In a research note published Friday, Pivotal Research analyst Timothy Ramey reiterated a Buy rating on shares of Herbalife Ltd. (NYSE:HLF) with a price target of $90, after the nutritional giant reduced fourth-quarter sales and volume expectations, and disclosed that the SEC has requested documents and information relating to the company’s anti-corruption compliance in China. Herbalife shares are currently trading at $53.25, up $0.11 or 0.21%.
Ramey noted, “First, the fact that 4Q16 sales guidance was weakened even though EPS guidance was unchanged. The company would normally hedge much of the F/X exposure in the current quarter so this is not particularly surprising. However, it is fair to note that 4Q volume is expected to be toward the low end of previously issued guidance of -1.5% to +2.0%. 2017 volume guidance was unchanged at +2%-+5%.”
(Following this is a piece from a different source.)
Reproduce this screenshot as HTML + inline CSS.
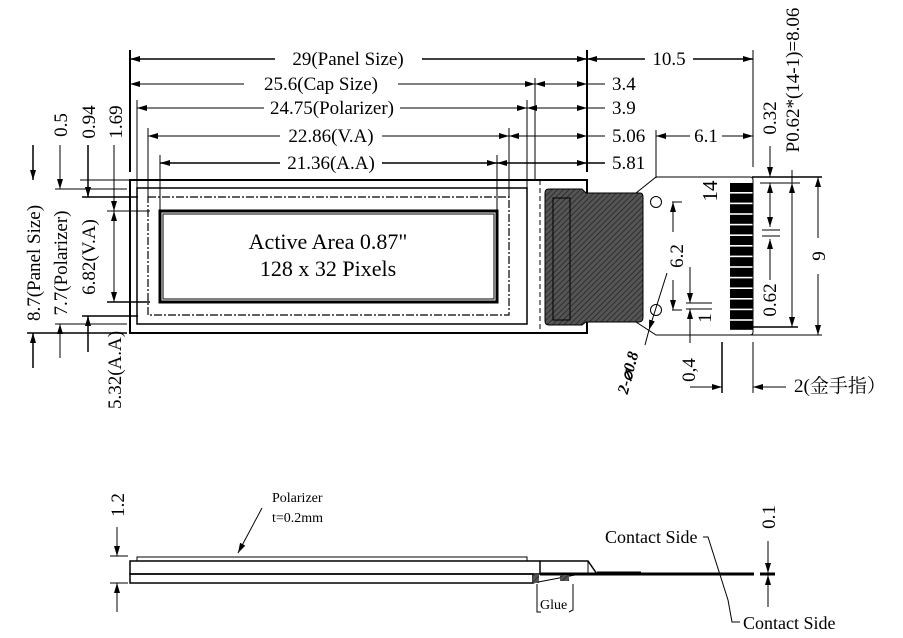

“Second, the company said: “The SEC has requested from the Company documents and other information relating to the Company’s anti-corruption compliance in China, and the company is conducting its own review.” While this news is not positive, we are not giving it any special weight, at this time. We would be far more concerned if the Chinese were investigating rather than the SEC. Recall that Nu Skin had a similar inquiry resolved in the 3Q for a small fine,” the analyst added.
According to TipRanks, which measures analysts’ and bloggers’ success rate based on how their calls perform, analyst Timothy Ramey has a yearly average return of 6.1% and a 58% success rate. Ramey has a -0.6% average return when recommending HLF, and is ranked #933 out of 4365 analysts.
Out of the 3 analysts polled by TipRanks, 2 rate Herbalife stock a Hold, while 1 rates the stock a Buy. With a return potential of 47%, the stock’s consensus target price stands at $78.